Menurut JK, permasalahan antara BP Migas dan PT TPPI terdapat pada kontrak dagang kedua lembaga itu. JK menegaskan, 60 persen saham PT TPPI milik pemerintah.
"Jadi antara perusahan pemerintah dan pemerintah harus membantu. Tapi harus dipenuhi kewajibannya masing-masing. Nah pertamina memenuhi kewajibannyaa memberikan kondensat, tapi ini TPPI tidak punya kewajiban untuk menyerahkan hasil kondensat itu dalam bentuk bensin, minyak tanah tidak dilakukannya," imbuh JK.
Dua bulan setelahnya, JK menyatakan kilang PT TPPI tersebut tetap bisa beroperasi, tapi persoalan hukum masih berjalan. Hal itu diungkapkan oleh JK usai rapat koordinasi dengan Menteri BUMN Rini Soemarno dan Kapolri Badrodin Haiti.
"TPPI itukan aset pemerintah, negara. Itu kita putuskan pokoknya harus kembali ke negara untuk dikelola oleh Pertamina karena kita butuh industri seperti itu untuk menambah kapasitas dalam negeri," tegas JK.
JK menambahkan, kepemilikan saham pemerintah pada TPPI adalah 60%. Sehingga seharusnya tidak ada kesulitan untuk pengambilan keputusan pengoperasioan kilang yang ditargetkan akhir tahun ini.
"Segera. Inikan siap operasi. Kalau di tangan pemerintah ya begitu selesai dan kondesatnya ada, langsung diproses," ujarnya.
Polri: JK Tidak Melanggar
Puncak sengketa kasus ini dibawa ke ranah pidana. Pada 2015, Mabes Polri menetapkan Raden Priyono dan Dirut PT TPPI Honggo Wendratno sebagai tersangka. Begitu juga dengan Deputi Finansial Ekonomi dan Pemasaran BP Migas, Djoko Harsono.
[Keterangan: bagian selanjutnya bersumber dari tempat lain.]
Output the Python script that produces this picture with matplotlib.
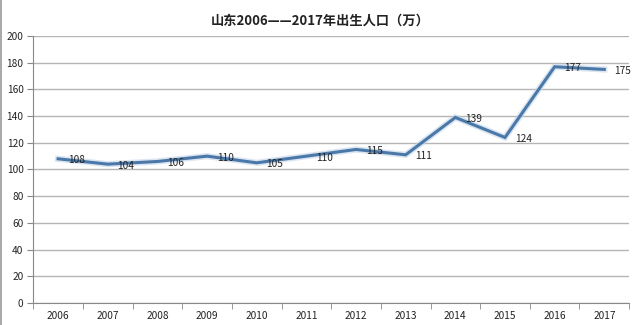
import matplotlib
matplotlib.use("Agg")
import matplotlib.pyplot as plt
from matplotlib.ticker import MultipleLocator, FixedLocator
from matplotlib.lines import Line2D

plt.rcParams['font.family'] = ['Noto Sans CJK SC', 'DejaVu Sans']

years = ["2006", "2007", "2008", "2009", "2010", "2011",
         "2012", "2013", "2014", "2015", "2016", "2017"]
births = [108, 104, 106, 110, 105, 110, 115, 111, 139, 124, 177, 175]
title = "山东2006——2017年出生人口（万）"

fig = plt.figure(figsize=(6.4, 3.25), dpi=100)
ax = fig.add_axes([0.052, 0.068, 0.931, 0.821])

x = list(range(len(years)))
ax.plot(x, births, color="#c3d5e9", lw=4.5, alpha=0.6, solid_joinstyle="miter", zorder=2)
ax.plot(x, births, color="#4a78a8", lw=2.2, solid_joinstyle="miter", zorder=3)

for xi, v in zip(x, births):
    ax.annotate(str(v), (xi, v), xytext=(7, -1), textcoords="offset points",
                ha="left", va="center", fontsize=7.3, color="#222222", zorder=4)

ax.set_xlim(-0.5, len(years) - 0.5)
ax.set_ylim(0, 200)
ax.yaxis.set_major_locator(MultipleLocator(20))
ax.set_xticks(x)
ax.set_xticklabels(years)
ax.xaxis.set_minor_locator(FixedLocator([i - 0.5 for i in range(len(years) + 1)]))
ax.tick_params(axis="x", which="major", length=0, labelsize=7.3, pad=6, colors="#222222")
ax.tick_params(axis="x", which="minor", length=4, color="#888888")
ax.tick_params(axis="y", length=4, labelsize=7.3, color="#888888", labelcolor="#222222", pad=3)
for lbl in ax.get_xticklabels():
    lbl.set_fontweight("medium")

ax.grid(axis="y", color="#b5b5b5", lw=1.0)
ax.set_axisbelow(True)
for side in ("top", "right"):
    ax.spines[side].set_visible(False)
ax.spines["left"].set_color("#888888")
ax.spines["bottom"].set_color("#888888")

fig.text(0.5, 0.935, title, ha="center", va="center", fontsize=9.5,
         fontweight="bold", color="#222222")

# thin frame edge along the left side of the chart
fig.add_artist(Line2D([0.0015, 0.0015], [0, 1], transform=fig.transFigure,
                      color="#9a9a9a", lw=1.2))

fig.savefig("out.png", dpi=100, facecolor="white")
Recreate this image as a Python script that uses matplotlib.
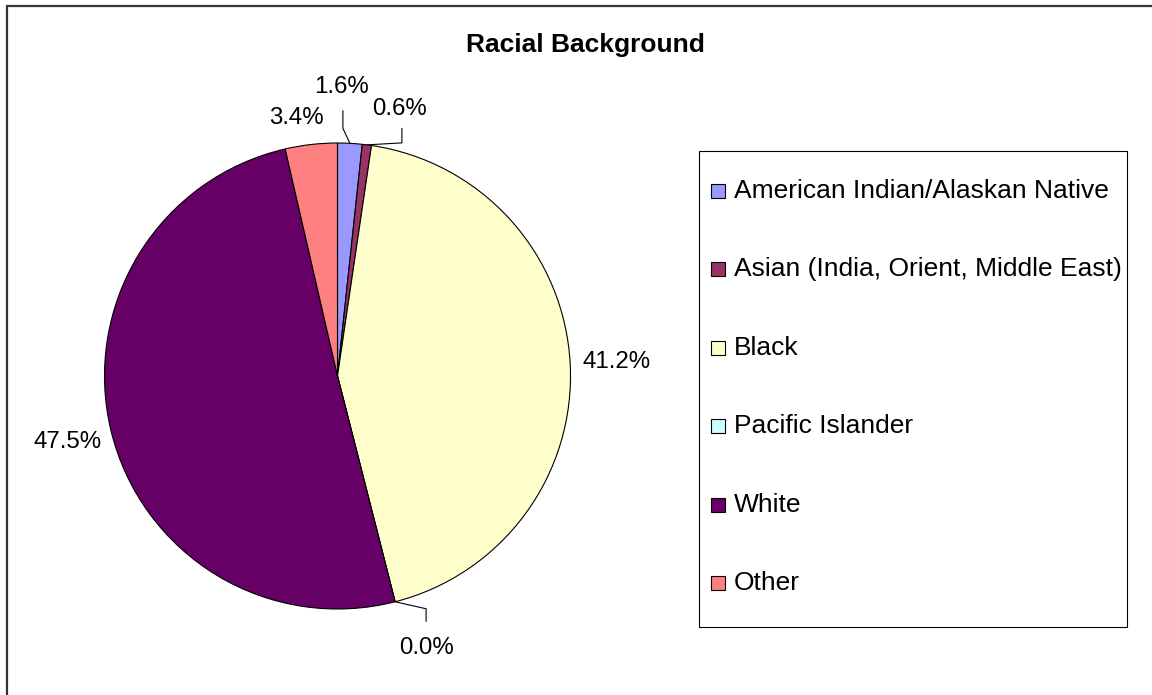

Bagaimana dengan JK? Mabes Polri menyatakan apa yang dilakukan JK menurut Polri sudah sesuai aturan dan tak salah.
"Nggak ada yang salah dari Wapres, kebijakannya benar tapi mereka yang menjual kondensat bagian negara itulah yang tidak melaksanakan (instruksi) Wapres," kata Direktur Tindak Pidana Ekonomi dan Khusus Mabes Polri kala itu, Brigjen Victor Edy Simanjuntak.
Empat tahun kasus ini menghilang, Raden-Djoko tiba-tiba ditahan Mabes Polri dan Kejaksaan Agung pada Januari 2020. Pertengahan Februari 2020, keduanya didakwa korupsi Rp 37 triliun.
Bagaimana dengan Honggo? Ia lenyap bak ditelan bumi. Mabes Polri menyebut ia sembunyi di Singapura. Namun Kementerian Luar Negeri Singapura membantah tegas.
"Menurut catatan imigrasi kami, Honggo Wendratno tidak ada di Singapura. Hal ini telah disampaikan kepada pihak berwenang Indonesia pada beberapa kesempatan sejak tahun 2017. Tidak ada catatan Honggo yang memegang permanen residen Singapura," kata Kemlu Singapura sebagaimana dilansir di akun resmi Facebooknya.
Di persidangan, Raden kembali menyebut apa yang dilakukannya atas arahan JK, bukan inisiatif pribadi. Raden mengaku tidak makan uang sepeser pun dari Rp 37 triliun itu.
"Dalam penunjukan PT TPPI sebagai penjual kondensat bagian negara tersebut Ir Raden Priyono dan Djoko Harsono sepeser pun tidak memperoleh keuntungan," cetus Tumpal.*(Rikardo).